Вечером к режиссеру, у которого засиделся Зенкович, зашел усатый осветитель и предложил им побаловаться. Он сказал, что у него сейчас малышка из ателье, что она спит и что она совсем пьяненькая. Этот случай пробудил в душе Зенковича острое, болезненное чувство ответственности за съемки чайханного фильма и за отечественный кинематограф вообще. Зенкович вытащил обкуренного режиссера на прогулку и принялся растолковывать ему свои собственные взгляды на искусство и жизнь. Когда Зенкович чуть-чуть успокоился, он пришел к пониманию, что воспитывать режиссера надо было раньше, еще в средней школе, может, даже в детском саду. Они замолчали надолго. Проходя по узкой улочке, ведущей к ратуше, Зенкович вспомнил вдруг, что здесь живет его давнишний приятель — переводчик русской литературы на эстонский язык. Зенкович зашел на почту, разыскал в телефонной книге телефон приятеля, позвонил ему и, услышав радостные возгласы и настоятельные, но неопределенные призывы заходить в гости, решился зайти сейчас же, вдвоем с Кубасовым.
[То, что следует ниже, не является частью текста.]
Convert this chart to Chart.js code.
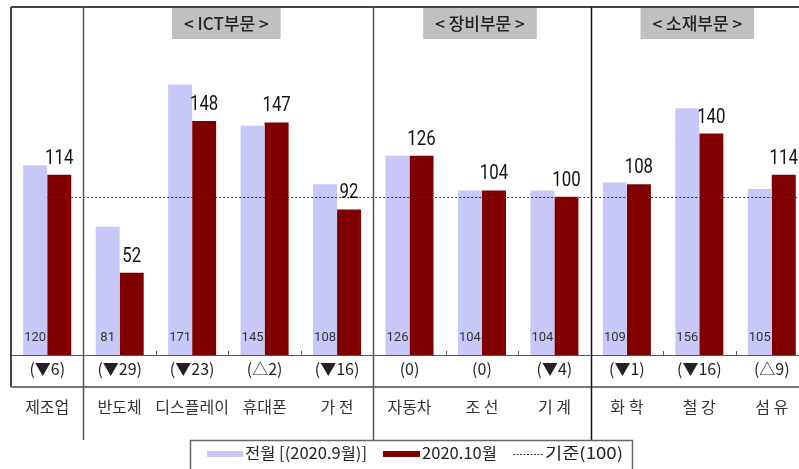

Семья переводчика ужинала, и Зенкович с Кубасовым прошли в гостиную, где сели дожидаться хозяина, листая нерусские журналы.
— Они ведь не знали, что мы придем, — отчего-то объяснил Зенкович.
Пережевывая котлету, к ним вышел симпатичный приятель Зенковича.
— Мы ведь не знали, что ты придешь, — сказал он. — Сейчас мы кончим. Сколько лет, сколько зим…
Он убежал кончать с ужином, но еще через минуту вышел к ним снова.
— Кто из вас голоден? Осталась одна котлета.
— Спасибо. Мы только что из ресторана, — сказал Зенкович. Кубасов тягостно молчал.
Приятель вышел еще минут через пять, и они с Зенковичем затеяли оживленный разговор. Им было о чем поговорить, однако, заметив, что Кубасов томится, Зенкович все же поспешил откланяться.
Возбужденный разговором, он весело спросил на улице:
— Ну как тебе мой приятель? Славный парень? Настоящий эстонец. Вырос на крестьянском хуторе. Интеллигент в первом поколении…
— Расстреливать таких! — сказал Кубасов и сделал любимый жест: парабеллум прижат к животу: т-т-т-та, пх-х-х-х…
И тогда Зенкович вдруг увидел все происшедшее глазами Кубасова. Вернее, он проиграл ту же ситуацию, те же события где-нибудь в городе Орджоникирве или кишлаке Вашан. Вот они с приятелем-эстонцем (то есть с приезжим! с гостем!) заходят в дом, где обедают (пируют, пьют чай, опохмеляются — все равно). Хозяева сидят на коврах и одеялах, когда входят гости. Все вскакивают с места, расступаются, тащат чистые тарелки, стаканы. Присутствующие сядут только после того, как усадят гостей (званых, незваных — все равно). Они начнут есть снова только после того, как убедятся, что гости начали есть…
— Хочется в Вашан, — сказал Зенкович.
— Ты все понял? — обрадовался Кубасов. — Пойдем выпьем.
Зенковича это, однако, не обрадовало. Ну да, он увидел кое-что глазами Кубасова. Но Кубасов никогда уже не увидит ничего их глазами, его глазами. Он был другой человек. Он позже родился и учился очень мало. Вообще, существует тысяча причин, каждая из которых делает его, Зенковича, самовыражение через Кубасова (а значит, и вообще его самовыражение в кино) невозможным. И все же, подводя итоги своим безысходным, совершенно пессимистическим размышлениям о кино, Зенкович произнес фразу, начисто лишенную безысходности:
— Скорей бы в Вашан!
— Скоро поедем, — отозвался Кубасов.